I expect that exception handling is usually supported by a C++ program. I wonder why your function "NinjaMain" does not contain corresponding try and catch instructions so far.
How do you think about recommendations by Matthew Wilson in an article?
Would you like to adjust the implementation if you consider effects for uncaught/unhandled exceptions like they are described by Bruce Eckel?
Ninja uses no code that can throw exceptions. In fact, it even disables exception support (-fno-exceptions) for code size reasons.
I find the mentioned configuration parameter an update candidate. Do you prefer the error handling strategy "crash-only software"?
Do C++ exceptions provide the potential for improved error handling?
I do not want try/catch "everywhere". - I imagine that the software can eventually benefit from caught C++ exceptions if recoverable error situations happen which can also be handled with retries.
tfarina, please don't speak as if you are responsible for the decisions made in Ninja. It is entirely separate from Chrome and the decisions are mine.
elfring, thanks a lot for your bug reports. Your attention to detail is very welcome and I think the ideas mentioned in the other bugs are good. I will be slow to respond as I am on vacation with slow/no internet.
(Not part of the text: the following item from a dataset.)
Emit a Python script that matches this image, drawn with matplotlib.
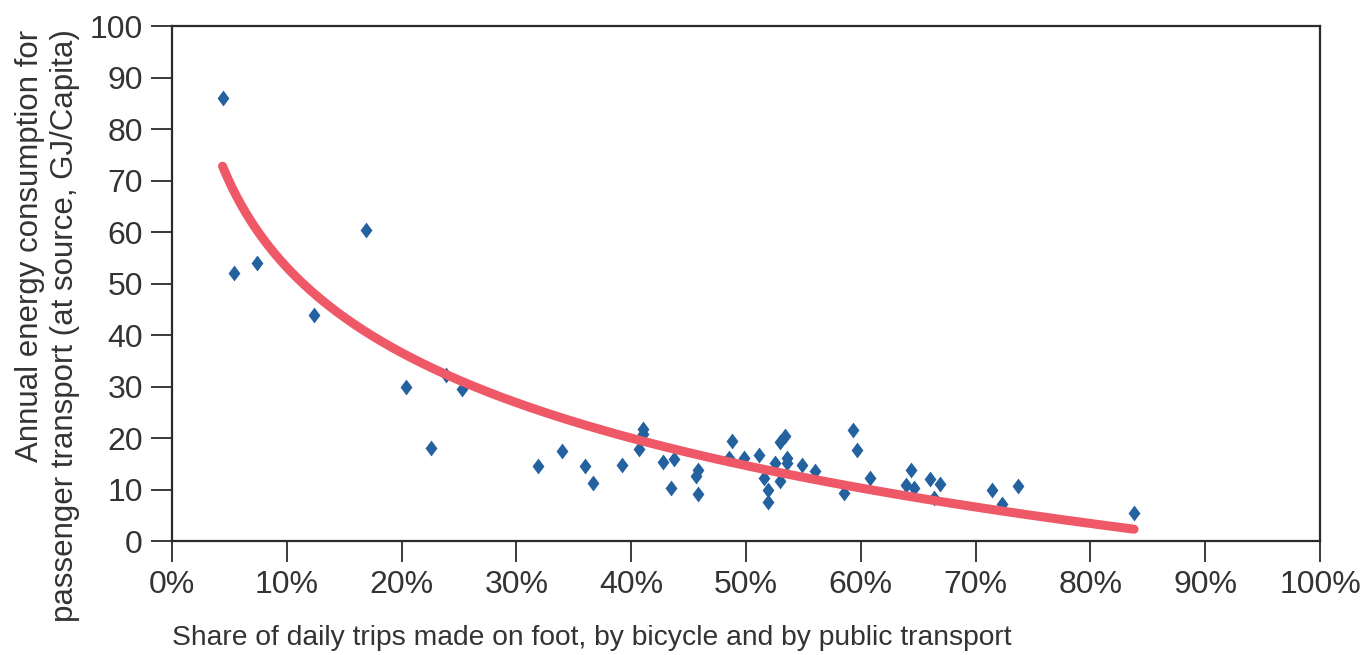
import numpy as np
import matplotlib
matplotlib.use('Agg')
import matplotlib.pyplot as plt

plt.rcParams['font.family'] = ['Liberation Sans', 'DejaVu Sans']

# share of daily trips on foot / bicycle / public transport (%)
share = [4.4, 5.4, 7.4, 12.4, 16.9, 20.4, 22.6, 23.9, 25.3, 31.9, 34.0, 36.0, 36.7,
         39.2, 40.7, 41.0, 41.0, 42.8, 43.5, 43.7, 45.6, 45.8, 45.8, 48.5, 48.8, 49.8,
         51.1, 51.6, 51.9, 51.9, 52.5, 53.0, 53.0, 53.4, 53.6, 53.6, 54.9, 56.0, 58.5,
         59.3, 59.7, 60.8, 63.9, 64.4, 64.6, 66.0, 66.4, 66.9, 71.4, 72.3, 73.7, 83.8]
# annual energy consumption for passenger transport (GJ/capita)
energy = [86.0, 52.0, 54.0, 43.9, 60.4, 29.9, 18.1, 32.2, 29.5, 14.6, 17.5, 14.5, 11.3,
          14.8, 17.9, 21.7, 20.7, 15.3, 10.2, 16.0, 12.6, 13.7, 9.2, 16.1, 19.4, 16.1,
          16.7, 12.2, 9.9, 7.6, 15.1, 19.2, 11.7, 20.4, 16.1, 15.1, 14.8, 13.6, 9.4,
          21.6, 17.7, 12.2, 10.9, 13.8, 10.3, 12.0, 8.3, 11.1, 9.9, 7.2, 10.7, 5.4]

# logarithmic trend line as drawn in the chart: y = a + b*ln(x)
trend_a = -1.93
trend_b = -23.92

x = np.array(share) / 100
y = np.array(energy)

xs = np.linspace(x.min(), x.max(), 200)
ys = trend_a + trend_b * np.log(xs)

fig = plt.figure(figsize=(13.63, 6.55), dpi=100)
ax = fig.add_axes([0.1262, 0.174, 0.8423, 0.7863])

diamond = [(0, 1), (0.75, 0), (0, -1), (-0.75, 0), (0, 1)]
ax.scatter(x, y, marker=diamond, s=130, color='#23619f', zorder=2, linewidths=0)
ax.plot(xs, ys, color='#ef5867', lw=6.5, solid_capstyle='round', zorder=3)

ax.set_xlim(0, 1)
ax.set_ylim(0, 100)
ticks = np.arange(0, 1.01, 0.1)
ax.set_xticks(ticks)
ax.set_xticklabels([f'{int(round(v * 100))}%' for v in ticks])
ax.set_yticks(range(0, 101, 10))

for s in ax.spines.values():
    s.set_color('#2b2b2b')
    s.set_linewidth(1.6)
ax.tick_params(axis='both', length=15, width=1.3, color='#2b2b2b',
               labelsize=23, labelcolor='#333333', pad=6)

ax.set_xlabel('Share of daily trips made on foot, by bicycle and by public transport',
              fontsize=20.3, color='#333333', loc='left', labelpad=18)

fig.text(0.035, 0.955, 'Annual energy consumption for\npassenger transport (at source, GJ/Capita)',
         rotation=90, ha='center', va='top', multialignment='right',
         fontsize=22.5, color='#333333', linespacing=1.2)

fig.savefig('out.png', dpi=100)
To answer this question briefly, yes, the idea of crash-only software has been very influential on how I think about software (in some sense my reluctance to add a daemon mode to Ninja is due to that -- there's only one code path for loading state and it is frequently tested and fast). There are also many places memory is allocated without a matching delete for similar reasons.
However, all of the code was written with exceptions disabled (many functions use an extra string* out param for passing error state around). I'm not experienced writing exception-safe C++ code so I expect there are many places that would need careful review to introduce exceptions at this point. And as you already observed, we need to be diligent about checking return codes from libc functions regardless (we recently had a bug when you run out disk space, an fprint would fail in an uncaught manner). So I would prefer to not use exceptions at all.
If you have recommendations as how to better handle the termination behavior for fatal errors within STL I welcome your advice. I haven't read the articles you linked yet because I am about to get in a hot tub. :)
Would you like to reconsider the compilation parameter selection eventually?
Do other users try out different ones for their applications?
You can choose an error handling strategy. When do you prefer not to call "abort" for specific "exceptional situations"?
I think there's nothing to do here -- Ninja disables exceptions at compile time and none of the code is exception safe, so it'd be a bad idea to turn them on now. I'm ok with crashing on any error in C++ code (e.g. STL) we invoke that uses exceptions.